I’ll admit it, I’ve come to become a bit of a control freak. My first name is typically defined to mean strong, manly, and courageous. I have personally defined that (more so through deed than word) to mean that I don’t need anybody. I try to live my life that I can always be steady, reliable and solid. You can count on me!
AJ’s the guy that has it all together. The one that nobody has to second guess. The guy you can count on to get stuff done and to get you out of a pickle. You don’t have to come behind me because I never left something half done, or done wrong. AJ just does.
I have to laugh while writing that paragraph because it sounds so absurd to just write it down because I know none of that is true, but it’s how I’ve lived my life. Always.
One of the most practical ways I’ve lived this out is with money. I’m extraordinarily good with money.
Ok, the pastoral side of me understands those are weasel words to get out of the underlying issue:
I’m greedy.
I want as much as I can get. I hate spending money. Hate it, hate it, hate it. So I try to avoid it to almost an absurd degree. I view my savings account like a video game, counting up, hoping to end life with the highest score of all. As if some numbers on a screen that were hoarded away for years would make any difference to anyone at all?
Oh I suppose they might make a difference to someone then. It just won’t be me.
A lot of it is out of fear. I’ve never not considered myself dependable, reliable and trustworthy (even when others would consider otherwise!), and part of that is financial stability.
But this is a terrible way to live your life. Stability is great, but I have had an unhealthy obsession with making sure my stack of acorns for winter is as tall as possible.
This particularly came to a head for me last November. I was worrying about things 5, 10 years out, worried if I could ever save up enough money. Worried about my income. Worried that unexpected expenses might come up. Just worried about anything and everything in general.
One day I woke up and did something completely unnatural to me. Something you don’t do when you’re worried you don’t have enough.
I wrote two checks out. One to my church, and another to an orphanage we support in Africa.
I drained my account of six months of scrimping and saving, worrying and tossing and turning.
I did it because it was ruling me, instead of me ruling it. It was a terrible place to be.
Until today, I told no one about this. I kept it secret. I have wanted to write this down for a long time, because the experience was incredible. I was always worried that writing about that would sound like bragging, when in reality it was one of the greatest acts of desperation in my life.
My fear I wouldn’t have enough was ruling and ruining my life. I was desperate to get out of it, so I did what desperate people do and did something drastic.
And. It. Felt. Amazing.
The reality I learned was that I still had plenty of money, even after dumping my accumulated savings, that I wasn’t going to go starving anytime soon. And I knew that if all the emergencies came up as I had prepared for (kind of like how the US military plans to have enough resources to handle two full blown simultaneous wars, I had always planned my savings to sustain numerous simultaneous emergencies, just in case), God would be all I had.
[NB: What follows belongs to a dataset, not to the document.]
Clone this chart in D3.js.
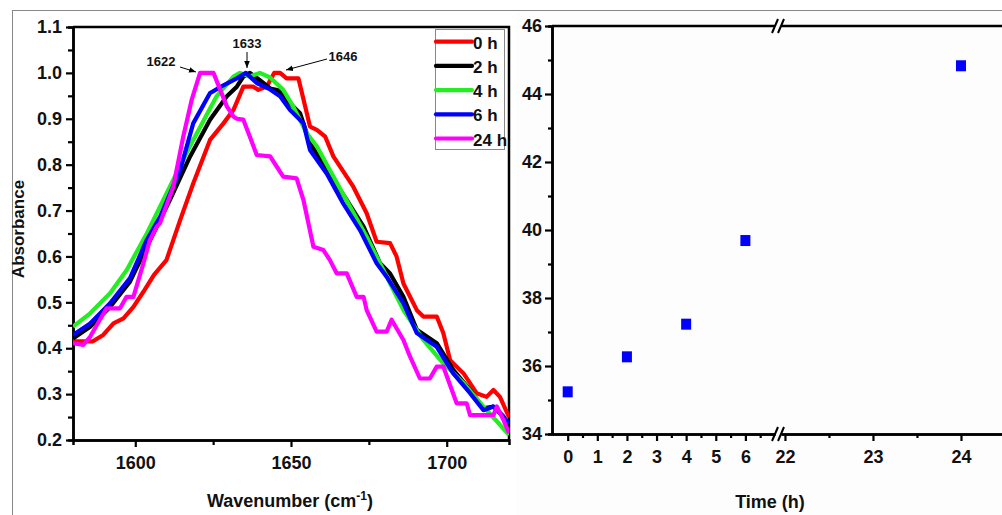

In other words, I had been putting my faith in myself. I had usurped God’s role in my life. My faith was in my job, and my bank account in my ability to pay the bills every month. I didn’t need God much, if at all.
When I gave some of that away, its grip loosened on me, and I could put my faith back where it belongs.
It’s always going to be a struggle for me to make sure I’m ruling money and money isn’t ruling me. It’s just one of my many weaknesses and I need to manage it.
And generosity has proven to be the greatest antidotes to greed I’ve ever found.
I wish I could say that when I give, I give because I believe in what I’m giving to. I do. Very much so. But my main motivation is to ensure my money is not ruling me.